Because students' interests and aspirations may change during and after high school, their mathematics education should guarantee access to a broad spectrum of career and educational options. They should experience the interplay of algebra, geometry, statistics, probability, and discrete mathematics. They need to understand the fundamental mathematical concepts of function and relation, invariance, and transformation. They should be adept at visualizing, describing, and analyzing situations in mathematical terms. And they need to be able to justify and prove mathematically based ideas.

High school mathematics builds on the skills and understandings developed in the lower grades.
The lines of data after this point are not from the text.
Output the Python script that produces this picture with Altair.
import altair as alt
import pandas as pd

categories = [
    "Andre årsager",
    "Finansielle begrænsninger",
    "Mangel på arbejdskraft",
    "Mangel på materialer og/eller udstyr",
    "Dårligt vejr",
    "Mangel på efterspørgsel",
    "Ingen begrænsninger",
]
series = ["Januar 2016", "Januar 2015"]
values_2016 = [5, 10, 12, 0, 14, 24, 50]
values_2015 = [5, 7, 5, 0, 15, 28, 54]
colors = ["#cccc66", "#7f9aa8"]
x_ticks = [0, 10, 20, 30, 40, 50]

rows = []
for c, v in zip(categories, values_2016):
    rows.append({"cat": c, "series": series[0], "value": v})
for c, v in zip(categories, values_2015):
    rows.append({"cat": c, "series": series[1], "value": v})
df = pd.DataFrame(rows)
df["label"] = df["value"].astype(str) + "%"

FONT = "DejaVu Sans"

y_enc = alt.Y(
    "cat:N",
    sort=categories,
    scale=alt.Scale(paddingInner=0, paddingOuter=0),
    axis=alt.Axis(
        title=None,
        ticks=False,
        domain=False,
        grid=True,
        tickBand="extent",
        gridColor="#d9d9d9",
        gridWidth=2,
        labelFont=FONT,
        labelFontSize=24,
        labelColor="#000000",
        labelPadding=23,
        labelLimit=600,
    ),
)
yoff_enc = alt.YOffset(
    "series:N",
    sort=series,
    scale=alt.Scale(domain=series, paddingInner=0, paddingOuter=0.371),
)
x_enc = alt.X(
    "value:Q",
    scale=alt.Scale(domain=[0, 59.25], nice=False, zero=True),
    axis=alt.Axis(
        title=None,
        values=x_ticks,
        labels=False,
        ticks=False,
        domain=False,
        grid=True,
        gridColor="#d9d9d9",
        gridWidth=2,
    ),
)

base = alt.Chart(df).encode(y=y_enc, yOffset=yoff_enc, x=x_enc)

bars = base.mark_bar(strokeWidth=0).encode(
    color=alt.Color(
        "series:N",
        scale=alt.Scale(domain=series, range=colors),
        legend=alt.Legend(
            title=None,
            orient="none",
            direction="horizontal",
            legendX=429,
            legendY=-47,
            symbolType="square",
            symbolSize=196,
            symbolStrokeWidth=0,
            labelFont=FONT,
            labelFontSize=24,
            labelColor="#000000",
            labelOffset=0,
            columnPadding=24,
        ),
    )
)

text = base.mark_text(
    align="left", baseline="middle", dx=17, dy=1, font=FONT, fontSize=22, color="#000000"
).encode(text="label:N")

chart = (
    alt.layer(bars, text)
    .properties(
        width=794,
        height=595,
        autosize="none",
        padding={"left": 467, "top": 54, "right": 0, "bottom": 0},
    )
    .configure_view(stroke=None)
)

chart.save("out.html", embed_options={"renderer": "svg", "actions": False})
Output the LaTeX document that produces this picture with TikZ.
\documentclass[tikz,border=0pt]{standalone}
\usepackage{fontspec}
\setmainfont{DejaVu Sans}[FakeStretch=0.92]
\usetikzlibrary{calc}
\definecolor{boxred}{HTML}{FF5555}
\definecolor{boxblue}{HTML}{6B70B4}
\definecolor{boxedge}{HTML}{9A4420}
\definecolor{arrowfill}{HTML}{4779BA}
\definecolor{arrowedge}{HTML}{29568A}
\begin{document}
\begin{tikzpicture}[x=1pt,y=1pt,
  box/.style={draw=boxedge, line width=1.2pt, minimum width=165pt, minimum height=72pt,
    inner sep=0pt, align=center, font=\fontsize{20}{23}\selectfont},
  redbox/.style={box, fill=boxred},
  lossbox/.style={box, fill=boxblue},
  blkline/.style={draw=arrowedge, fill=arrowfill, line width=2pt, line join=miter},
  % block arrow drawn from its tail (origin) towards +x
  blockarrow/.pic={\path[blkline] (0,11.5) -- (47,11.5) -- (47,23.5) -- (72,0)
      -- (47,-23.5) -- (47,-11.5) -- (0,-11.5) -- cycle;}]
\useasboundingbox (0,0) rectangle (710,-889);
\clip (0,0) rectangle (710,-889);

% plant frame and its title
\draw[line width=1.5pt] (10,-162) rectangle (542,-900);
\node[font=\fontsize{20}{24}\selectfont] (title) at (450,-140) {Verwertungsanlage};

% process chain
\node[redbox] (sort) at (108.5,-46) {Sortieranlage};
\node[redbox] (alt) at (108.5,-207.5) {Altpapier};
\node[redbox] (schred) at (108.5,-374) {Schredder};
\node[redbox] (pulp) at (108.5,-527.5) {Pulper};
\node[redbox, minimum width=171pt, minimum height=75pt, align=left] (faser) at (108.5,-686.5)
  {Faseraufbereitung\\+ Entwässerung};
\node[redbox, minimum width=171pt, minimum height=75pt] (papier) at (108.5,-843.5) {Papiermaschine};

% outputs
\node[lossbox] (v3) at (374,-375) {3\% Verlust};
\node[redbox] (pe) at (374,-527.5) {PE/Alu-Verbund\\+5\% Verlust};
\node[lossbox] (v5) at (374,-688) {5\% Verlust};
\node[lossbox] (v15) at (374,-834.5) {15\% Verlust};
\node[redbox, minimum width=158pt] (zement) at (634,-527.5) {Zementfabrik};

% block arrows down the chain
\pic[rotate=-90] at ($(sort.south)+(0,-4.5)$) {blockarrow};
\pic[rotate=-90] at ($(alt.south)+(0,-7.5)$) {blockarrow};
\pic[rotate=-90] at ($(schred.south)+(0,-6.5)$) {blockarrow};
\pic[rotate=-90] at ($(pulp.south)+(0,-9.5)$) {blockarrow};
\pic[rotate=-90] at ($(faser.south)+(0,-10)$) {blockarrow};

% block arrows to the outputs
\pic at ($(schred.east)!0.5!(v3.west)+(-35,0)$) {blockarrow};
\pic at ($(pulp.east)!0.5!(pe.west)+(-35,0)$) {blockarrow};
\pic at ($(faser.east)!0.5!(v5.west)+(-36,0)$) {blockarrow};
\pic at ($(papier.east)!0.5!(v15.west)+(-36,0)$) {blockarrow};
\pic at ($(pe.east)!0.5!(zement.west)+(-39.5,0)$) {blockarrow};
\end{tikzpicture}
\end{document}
For example, students should enter high school with extensive experience in modeling various patterns and relationships. High school students might explore the following problem:

A student strained her knee in an intramural volleyball game, and her doctor prescribed an anti-inflammatory drug to reduce the swelling. She is to take two 220-milligram tablets every 8 hours for 10 days. If her kidneys filtered 60% of this drug from her body every 8 hours, how much of the drug was in her system after 10 days? How much of the drug would have been in her system if she had continued to take the drug for a year?

 Fig. 3. A spreadsheet computation of the "drug dosage" problem

Students might represent the equation informally as NEXT = 0.4(NOW) + 440, start at 440. Entering this relationship in a spreadsheet (see fig. 3), they could note that an "equilibrium" value of about 733 1/3 milligrams is reached. This investigation might lead to explorations of finite sequences and series.

High school students can study mathematics that extends beyond the material expected of all students in at least three ways. One is to include in the curriculum material that extends the foundational material in depth or sophistication. Two other approaches make use of supplementary courses. In the first, students enroll in additional courses concurrent with those expected of all students. In the second, students complete a three-year version of the shared material and then take other mathematics courses. In both situations, students can choose from such courses as computer science, technical mathematics, statistics, and calculus. Each of these approaches has the essential property that all students learn the same foundation of mathematics but some, if they wish, can study additional mathematics.

The Standards for high school students are ambitious. The demands made on high school teachers in achieving the Standards will require extended and sustained professional development and a large degree of administrative support.